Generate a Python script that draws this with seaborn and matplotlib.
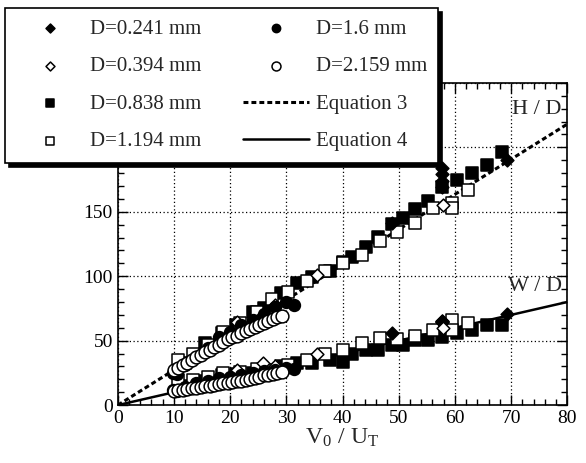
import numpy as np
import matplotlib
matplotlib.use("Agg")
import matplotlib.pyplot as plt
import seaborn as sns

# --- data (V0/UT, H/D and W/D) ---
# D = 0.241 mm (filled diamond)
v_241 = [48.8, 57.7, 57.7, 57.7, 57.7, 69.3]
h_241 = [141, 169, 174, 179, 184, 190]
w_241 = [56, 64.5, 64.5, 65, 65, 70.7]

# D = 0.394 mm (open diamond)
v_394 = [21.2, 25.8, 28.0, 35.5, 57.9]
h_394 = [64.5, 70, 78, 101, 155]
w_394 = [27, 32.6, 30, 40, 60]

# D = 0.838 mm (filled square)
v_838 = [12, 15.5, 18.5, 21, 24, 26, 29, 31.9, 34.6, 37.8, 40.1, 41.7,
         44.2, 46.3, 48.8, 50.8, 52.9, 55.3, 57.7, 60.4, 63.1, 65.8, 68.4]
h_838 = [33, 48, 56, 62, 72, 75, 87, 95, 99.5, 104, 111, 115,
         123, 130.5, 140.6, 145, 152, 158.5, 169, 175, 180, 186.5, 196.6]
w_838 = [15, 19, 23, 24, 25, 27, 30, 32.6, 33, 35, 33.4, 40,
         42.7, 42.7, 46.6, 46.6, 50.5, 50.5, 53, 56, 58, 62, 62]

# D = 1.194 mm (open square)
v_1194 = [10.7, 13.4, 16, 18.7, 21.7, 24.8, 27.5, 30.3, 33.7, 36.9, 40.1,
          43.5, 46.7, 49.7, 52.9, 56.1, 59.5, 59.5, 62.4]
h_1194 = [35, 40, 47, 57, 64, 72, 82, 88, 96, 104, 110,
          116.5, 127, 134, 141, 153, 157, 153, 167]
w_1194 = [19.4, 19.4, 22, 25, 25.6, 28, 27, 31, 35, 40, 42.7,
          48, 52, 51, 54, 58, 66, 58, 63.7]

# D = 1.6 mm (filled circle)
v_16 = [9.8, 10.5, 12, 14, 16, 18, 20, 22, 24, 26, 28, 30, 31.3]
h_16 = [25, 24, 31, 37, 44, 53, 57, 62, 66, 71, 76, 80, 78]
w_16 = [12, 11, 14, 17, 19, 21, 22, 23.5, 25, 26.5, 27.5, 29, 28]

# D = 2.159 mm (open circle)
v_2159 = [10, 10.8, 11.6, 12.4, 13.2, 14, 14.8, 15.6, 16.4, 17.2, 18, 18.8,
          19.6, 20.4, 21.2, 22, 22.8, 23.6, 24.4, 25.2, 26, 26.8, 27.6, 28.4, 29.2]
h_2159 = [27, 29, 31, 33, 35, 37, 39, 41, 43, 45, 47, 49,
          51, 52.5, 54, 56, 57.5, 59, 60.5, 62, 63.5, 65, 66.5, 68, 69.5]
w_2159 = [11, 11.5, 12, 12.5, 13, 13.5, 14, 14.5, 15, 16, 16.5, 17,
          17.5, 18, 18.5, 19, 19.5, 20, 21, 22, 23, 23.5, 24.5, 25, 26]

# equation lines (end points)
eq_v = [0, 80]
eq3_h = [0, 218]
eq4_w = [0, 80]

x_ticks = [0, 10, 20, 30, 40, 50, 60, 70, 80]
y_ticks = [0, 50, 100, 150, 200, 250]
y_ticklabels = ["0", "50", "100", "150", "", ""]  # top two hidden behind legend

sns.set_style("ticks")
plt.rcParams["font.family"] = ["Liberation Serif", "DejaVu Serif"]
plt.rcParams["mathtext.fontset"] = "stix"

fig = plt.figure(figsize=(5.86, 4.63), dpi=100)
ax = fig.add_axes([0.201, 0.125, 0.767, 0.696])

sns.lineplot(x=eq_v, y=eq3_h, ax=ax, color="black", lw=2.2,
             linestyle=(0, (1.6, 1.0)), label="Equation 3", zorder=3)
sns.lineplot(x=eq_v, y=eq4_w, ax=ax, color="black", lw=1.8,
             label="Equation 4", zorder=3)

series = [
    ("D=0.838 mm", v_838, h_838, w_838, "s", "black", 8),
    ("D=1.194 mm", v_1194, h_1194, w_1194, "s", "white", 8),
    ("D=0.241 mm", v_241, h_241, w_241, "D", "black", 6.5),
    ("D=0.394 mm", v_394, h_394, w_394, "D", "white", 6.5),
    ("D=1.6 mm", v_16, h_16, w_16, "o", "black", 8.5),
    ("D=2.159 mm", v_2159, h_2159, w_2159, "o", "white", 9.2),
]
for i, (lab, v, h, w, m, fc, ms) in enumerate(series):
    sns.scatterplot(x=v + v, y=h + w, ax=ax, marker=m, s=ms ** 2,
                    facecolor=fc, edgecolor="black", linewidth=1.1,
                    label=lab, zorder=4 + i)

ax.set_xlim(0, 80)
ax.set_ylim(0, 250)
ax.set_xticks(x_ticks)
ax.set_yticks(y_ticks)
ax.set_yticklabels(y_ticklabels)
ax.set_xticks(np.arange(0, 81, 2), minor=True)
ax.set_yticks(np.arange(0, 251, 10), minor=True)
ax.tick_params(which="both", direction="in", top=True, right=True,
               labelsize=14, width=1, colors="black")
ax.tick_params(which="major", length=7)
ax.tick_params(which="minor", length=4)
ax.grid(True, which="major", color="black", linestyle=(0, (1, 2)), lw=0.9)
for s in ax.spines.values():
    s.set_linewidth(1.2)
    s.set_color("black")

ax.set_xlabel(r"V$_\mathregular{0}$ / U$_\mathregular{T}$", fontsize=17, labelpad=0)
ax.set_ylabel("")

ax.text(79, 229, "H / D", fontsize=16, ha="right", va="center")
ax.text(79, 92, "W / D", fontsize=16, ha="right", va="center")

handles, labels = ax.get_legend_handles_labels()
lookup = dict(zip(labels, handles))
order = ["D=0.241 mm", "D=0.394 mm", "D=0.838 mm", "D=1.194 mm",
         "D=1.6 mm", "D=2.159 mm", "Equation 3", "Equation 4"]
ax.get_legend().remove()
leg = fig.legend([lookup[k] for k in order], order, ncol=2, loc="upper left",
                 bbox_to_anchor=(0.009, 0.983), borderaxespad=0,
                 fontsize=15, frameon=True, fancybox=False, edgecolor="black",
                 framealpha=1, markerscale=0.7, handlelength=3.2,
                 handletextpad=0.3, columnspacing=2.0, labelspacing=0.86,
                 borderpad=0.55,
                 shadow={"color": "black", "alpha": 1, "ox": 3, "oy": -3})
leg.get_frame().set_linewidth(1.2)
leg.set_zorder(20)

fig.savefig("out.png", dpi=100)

Exercise objective >>
Repeat, with no pictures, each line from the beginning of the data through the line containing "import seaborn as sns", inclusive.

Answer to this task >>
Generate a Python script that draws this with seaborn and matplotlib.
import numpy as np
import matplotlib
matplotlib.use("Agg")
import matplotlib.pyplot as plt
import seaborn as sns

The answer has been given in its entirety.